• _Your goal_: Write out the listing below in full and exactly, leaving out every picture.

• _Data section_:

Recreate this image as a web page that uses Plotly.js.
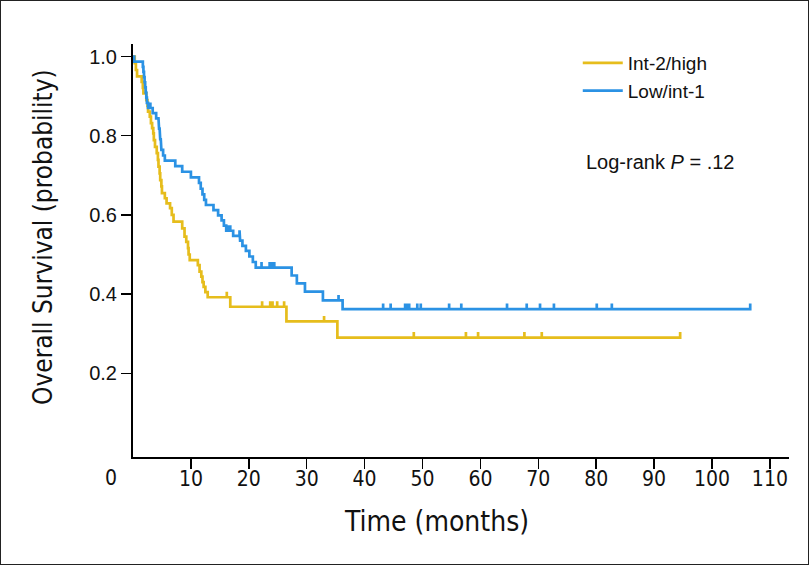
<!DOCTYPE html>
<html>
<head>
<meta charset="utf-8">
<script src="https://cdn.plot.ly/plotly-3.0.1.min.js"></script>
<style>
  html, body { margin: 0; padding: 0; background: #fff; }
  #wrap { position: relative; width: 809px; height: 565px; }
  #chart { width: 809px; height: 565px; }
  #frame { position: absolute; left: 0; top: 0; width: 809px; height: 565px; box-sizing: border-box; border: 1px solid #222; pointer-events: none; }
</style>
</head>
<body>
<div id="wrap"><div id="chart"></div><div id="frame"></div></div>
<script>
// ---- Data (time in months, survival probability) ----
const seriesNames = ["Int-2/high", "Low/int-1"];

// Int-2/high
const intHighEventTimes = [0.3, 0.5, 0.7, 1.5, 1.7, 1.8, 2.3, 2.5, 2.6, 2.9, 3.1, 3.3, 3.5, 3.6, 3.8, 4.1, 4.3, 4.4, 4.6, 4.7, 4.9, 5.0, 5.5, 5.8, 6.4, 6.7, 7.0, 8.5, 8.9, 9.2, 9.5, 9.6, 9.8, 11.2, 11.5, 11.8, 12.0, 12.2, 12.5, 12.9, 16.8, 26.5, 35.3];
const intHighSurvival   = [0.983, 0.966, 0.950, 0.936, 0.921, 0.907, 0.890, 0.875, 0.861, 0.848, 0.832, 0.819, 0.806, 0.789, 0.772, 0.756, 0.739, 0.722, 0.705, 0.688, 0.672, 0.655, 0.642, 0.629, 0.617, 0.600, 0.583, 0.566, 0.545, 0.532, 0.516, 0.500, 0.486, 0.473, 0.457, 0.444, 0.430, 0.418, 0.405, 0.392, 0.368, 0.331, 0.290];
const intHighCensorTimes = [16.2, 22.3, 23.7, 24.1, 24.9, 26.1, 33.0, 48.5, 57.5, 59.6, 67.6, 70.6, 94.5];

// Low/int-1
const lowInt1EventTimes = [0.2, 1.7, 1.8, 1.9, 2.0, 2.1, 2.2, 2.3, 2.4, 2.6, 3.4, 4.0, 4.4, 4.5, 4.6, 4.7, 4.8, 4.9, 5.2, 5.5, 7.3, 8.5, 10.0, 11.4, 11.7, 12.0, 12.3, 12.6, 13.9, 14.7, 15.3, 15.7, 16.1, 17.3, 18.5, 18.9, 19.5, 20.1, 20.7, 21.2, 27.4, 28.3, 29.7, 32.8, 36.2];
const lowInt1Survival   = [0.987, 0.974, 0.961, 0.948, 0.935, 0.922, 0.909, 0.896, 0.883, 0.870, 0.857, 0.844, 0.831, 0.818, 0.804, 0.791, 0.777, 0.764, 0.750, 0.737, 0.723, 0.709, 0.695, 0.681, 0.666, 0.652, 0.638, 0.625, 0.612, 0.599, 0.586, 0.573, 0.560, 0.547, 0.535, 0.522, 0.509, 0.495, 0.481, 0.467, 0.447, 0.427, 0.406, 0.384, 0.362];
const lowInt1CensorTimes = [3.0, 16.4, 16.8, 18.4, 22.2, 23.6, 24.0, 24.4, 35.5, 43.2, 44.5, 47.0, 47.3, 47.7, 49.1, 49.7, 54.6, 56.7, 64.6, 68.0, 70.3, 72.7, 80.1, 82.7, 106.6];

const xTickVals = [10, 20, 30, 40, 50, 60, 70, 80, 90, 100, 110];
const yTickVals = [0.2, 0.4, 0.6, 0.8, 1.0];
const yTickText = ["0.2", "0.4", "0.6", "0.8", "1.0"];
const xTitle = "Time (months)";
const yTitle = "Overall Survival (probability)";
const pValueText = "Log-rank <i>P</i> = .12";

// ---- Style ----
const colors = ["#e6bd1c", "#2b92e4"];
const censorMarkHeight = 0.014;

// Build Kaplan-Meier step path with upward censor ticks
function kmPath(eventTimes, survival, censorTimes) {
  const xs = [0], ys = [1];
  let s = 1;
  let i = 0, j = 0;
  while (i < eventTimes.length || j < censorTimes.length) {
    const te = i < eventTimes.length ? eventTimes[i] : Infinity;
    const tc = j < censorTimes.length ? censorTimes[j] : Infinity;
    if (te <= tc) {
      xs.push(te, te); ys.push(s, survival[i]);
      s = survival[i]; i++;
    } else {
      xs.push(tc, tc, tc); ys.push(s, s + censorMarkHeight, s);
      j++;
    }
  }
  return {x: xs, y: ys};
}

const p1 = kmPath(intHighEventTimes, intHighSurvival, intHighCensorTimes);
const p2 = kmPath(lowInt1EventTimes, lowInt1Survival, lowInt1CensorTimes);

const traces = [
  {x: p1.x, y: p1.y, type: "scatter", mode: "lines", name: seriesNames[0],
   line: {color: colors[0], width: 2.7, shape: "linear"}},
  {x: p2.x, y: p2.y, type: "scatter", mode: "lines", name: seriesNames[1],
   line: {color: colors[1], width: 2.7, shape: "linear"}}
];

const narrow = "'DejaVu Sans Condensed', 'Liberation Sans Narrow', sans-serif";
const regular = "'Liberation Sans', Arial, Helvetica, sans-serif";

const layout = {
  width: 809, height: 565,
  paper_bgcolor: "#fff", plot_bgcolor: "#fff",
  margin: {l: 133, r: 20, t: 44, b: 108, pad: 0},
  showlegend: true,
  legend: {
    x: 0.678, y: 1.0, xanchor: "left", yanchor: "top",
    font: {family: regular, size: 19, color: "#111"},
    bgcolor: "rgba(0,0,0,0)", borderwidth: 0, tracegroupgap: 0, itemwidth: 40
  },
  xaxis: {
    range: [0, 113.3], showgrid: false, zeroline: false,
    showline: true, linecolor: "#000", linewidth: 2,
    ticks: "outside", ticklen: 10, tickwidth: 1.5, tickcolor: "#000",
    tickvals: xTickVals, ticktext: xTickVals.map(String),
    tickfont: {family: narrow, size: 21, color: "#111"}, ticklabelstandoff: -8
  },
  yaxis: {
    range: [-0.0114, 1.0316], showgrid: false, zeroline: false,
    showline: true, linecolor: "#000", linewidth: 2,
    ticks: "outside", ticklen: 10, tickwidth: 1.5, tickcolor: "#000",
    tickvals: yTickVals, ticktext: yTickText,
    tickfont: {family: regular, size: 20, color: "#111"}
  },
  annotations: [
    {xref: "paper", yref: "paper", x: 0.462, y: -0.157, text: xTitle, showarrow: false,
     xanchor: "center", yanchor: "middle", font: {family: narrow, size: 28, color: "#111"}},
    {xref: "paper", yref: "paper", x: -0.137, y: 0.533, text: yTitle, showarrow: false, textangle: -90,
     xanchor: "center", yanchor: "middle", font: {family: narrow, size: 26, color: "#111"}},
    {xref: "x", yref: "paper", x: 0, y: 0, yshift: -21, xshift: -22, text: "0", showarrow: false,
     xanchor: "center", yanchor: "middle", font: {family: narrow, size: 21, color: "#111"}},
    {xref: "paper", yref: "paper", x: 0.6875, y: 0.714, text: pValueText, showarrow: false,
     xanchor: "left", yanchor: "middle", font: {family: regular, size: 20, color: "#111"}}
  ]
};

Plotly.newPlot("chart", traces, layout, {displayModeBar: false, staticPlot: true});
</script>
</body>
</html>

• _The answer_:
Recreate this image as a web page that uses Plotly.js.
<!DOCTYPE html>
<html>
<head>
<meta charset="utf-8">
<script src="https://cdn.plot.ly/plotly-3.0.1.min.js"></script>
<style>
  html, body { margin: 0; padding: 0; background: #fff; }
  #wrap { position: relative; width: 809px; height: 565px; }
  #chart { width: 809px; height: 565px; }
  #frame { position: absolute; left: 0; top: 0; width: 809px; height: 565px; box-sizing: border-box; border: 1px solid #222; pointer-events: none; }
</style>
</head>
<body>
<div id="wrap"><div id="chart"></div><div id="frame"></div></div>
<script>
// ---- Data (time in months, survival probability) ----
const seriesNames = ["Int-2/high", "Low/int-1"];

// Int-2/high
const intHighEventTimes = [0.3, 0.5, 0.7, 1.5, 1.7, 1.8, 2.3, 2.5, 2.6, 2.9, 3.1, 3.3, 3.5, 3.6, 3.8, 4.1, 4.3, 4.4, 4.6, 4.7, 4.9, 5.0, 5.5, 5.8, 6.4, 6.7, 7.0, 8.5, 8.9, 9.2, 9.5, 9.6, 9.8, 11.2, 11.5, 11.8, 12.0, 12.2, 12.5, 12.9, 16.8, 26.5, 35.3];
const intHighSurvival   = [0.983, 0.966, 0.950, 0.936, 0.921, 0.907, 0.890, 0.875, 0.861, 0.848, 0.832, 0.819, 0.806, 0.789, 0.772, 0.756, 0.739, 0.722, 0.705, 0.688, 0.672, 0.655, 0.642, 0.629, 0.617, 0.600, 0.583, 0.566, 0.545, 0.532, 0.516, 0.500, 0.486, 0.473, 0.457, 0.444, 0.430, 0.418, 0.405, 0.392, 0.368, 0.331, 0.290];
const intHighCensorTimes = [16.2, 22.3, 23.7, 24.1, 24.9, 26.1, 33.0, 48.5, 57.5, 59.6, 67.6, 70.6, 94.5];

// Low/int-1
const lowInt1EventTimes = [0.2, 1.7, 1.8, 1.9, 2.0, 2.1, 2.2, 2.3, 2.4, 2.6, 3.4, 4.0, 4.4, 4.5, 4.6, 4.7, 4.8, 4.9, 5.2, 5.5, 7.3, 8.5, 10.0, 11.4, 11.7, 12.0, 12.3, 12.6, 13.9, 14.7, 15.3, 15.7, 16.1, 17.3, 18.5, 18.9, 19.5, 20.1, 20.7, 21.2, 27.4, 28.3, 29.7, 32.8, 36.2];
const lowInt1Survival   = [0.987, 0.974, 0.961, 0.948, 0.935, 0.922, 0.909, 0.896, 0.883, 0.870, 0.857, 0.844, 0.831, 0.818, 0.804, 0.791, 0.777, 0.764, 0.750, 0.737, 0.723, 0.709, 0.695, 0.681, 0.666, 0.652, 0.638, 0.625, 0.612, 0.599, 0.586, 0.573, 0.560, 0.547, 0.535, 0.522, 0.509, 0.495, 0.481, 0.467, 0.447, 0.427, 0.406, 0.384, 0.362];
const lowInt1CensorTimes = [3.0, 16.4, 16.8, 18.4, 22.2, 23.6, 24.0, 24.4, 35.5, 43.2, 44.5, 47.0, 47.3, 47.7, 49.1, 49.7, 54.6, 56.7, 64.6, 68.0, 70.3, 72.7, 80.1, 82.7, 106.6];

const xTickVals = [10, 20, 30, 40, 50, 60, 70, 80, 90, 100, 110];
const yTickVals = [0.2, 0.4, 0.6, 0.8, 1.0];
const yTickText = ["0.2", "0.4", "0.6", "0.8", "1.0"];
const xTitle = "Time (months)";
const yTitle = "Overall Survival (probability)";
const pValueText = "Log-rank <i>P</i> = .12";

// ---- Style ----
const colors = ["#e6bd1c", "#2b92e4"];
const censorMarkHeight = 0.014;

// Build Kaplan-Meier step path with upward censor ticks
function kmPath(eventTimes, survival, censorTimes) {
  const xs = [0], ys = [1];
  let s = 1;
  let i = 0, j = 0;
  while (i < eventTimes.length || j < censorTimes.length) {
    const te = i < eventTimes.length ? eventTimes[i] : Infinity;
    const tc = j < censorTimes.length ? censorTimes[j] : Infinity;
    if (te <= tc) {
      xs.push(te, te); ys.push(s, survival[i]);
      s = survival[i]; i++;
    } else {
      xs.push(tc, tc, tc); ys.push(s, s + censorMarkHeight, s);
      j++;
    }
  }
  return {x: xs, y: ys};
}

const p1 = kmPath(intHighEventTimes, intHighSurvival, intHighCensorTimes);
const p2 = kmPath(lowInt1EventTimes, lowInt1Survival, lowInt1CensorTimes);

const traces = [
  {x: p1.x, y: p1.y, type: "scatter", mode: "lines", name: seriesNames[0],
   line: {color: colors[0], width: 2.7, shape: "linear"}},
  {x: p2.x, y: p2.y, type: "scatter", mode: "lines", name: seriesNames[1],
   line: {color: colors[1], width: 2.7, shape: "linear"}}
];

const narrow = "'DejaVu Sans Condensed', 'Liberation Sans Narrow', sans-serif";
const regular = "'Liberation Sans', Arial, Helvetica, sans-serif";

const layout = {
  width: 809, height: 565,
  paper_bgcolor: "#fff", plot_bgcolor: "#fff",
  margin: {l: 133, r: 20, t: 44, b: 108, pad: 0},
  showlegend: true,
  legend: {
    x: 0.678, y: 1.0, xanchor: "left", yanchor: "top",
    font: {family: regular, size: 19, color: "#111"},
    bgcolor: "rgba(0,0,0,0)", borderwidth: 0, tracegroupgap: 0, itemwidth: 40
  },
  xaxis: {
    range: [0, 113.3], showgrid: false, zeroline: false,
    showline: true, linecolor: "#000", linewidth: 2,
    ticks: "outside", ticklen: 10, tickwidth: 1.5, tickcolor: "#000",
    tickvals: xTickVals, ticktext: xTickVals.map(String),
    tickfont: {family: narrow, size: 21, color: "#111"}, ticklabelstandoff: -8
  },
  yaxis: {
    range: [-0.0114, 1.0316], showgrid: false, zeroline: false,
    showline: true, linecolor: "#000", linewidth: 2,
    ticks: "outside", ticklen: 10, tickwidth: 1.5, tickcolor: "#000",
    tickvals: yTickVals, ticktext: yTickText,
    tickfont: {family: regular, size: 20, color: "#111"}
  },
  annotations: [
    {xref: "paper", yref: "paper", x: 0.462, y: -0.157, text: xTitle, showarrow: false,
     xanchor: "center", yanchor: "middle", font: {family: narrow, size: 28, color: "#111"}},
    {xref: "paper", yref: "paper", x: -0.137, y: 0.533, text: yTitle, showarrow: false, textangle: -90,
     xanchor: "center", yanchor: "middle", font: {family: narrow, size: 26, color: "#111"}},
    {xref: "x", yref: "paper", x: 0, y: 0, yshift: -21, xshift: -22, text: "0", showarrow: false,
     xanchor: "center", yanchor: "middle", font: {family: narrow, size: 21, color: "#111"}},
    {xref: "paper", yref: "paper", x: 0.6875, y: 0.714, text: pValueText, showarrow: false,
     xanchor: "left", yanchor: "middle", font: {family: regular, size: 20, color: "#111"}}
  ]
};

Plotly.newPlot("chart", traces, layout, {displayModeBar: false, staticPlot: true});
</script>
</body>
</html>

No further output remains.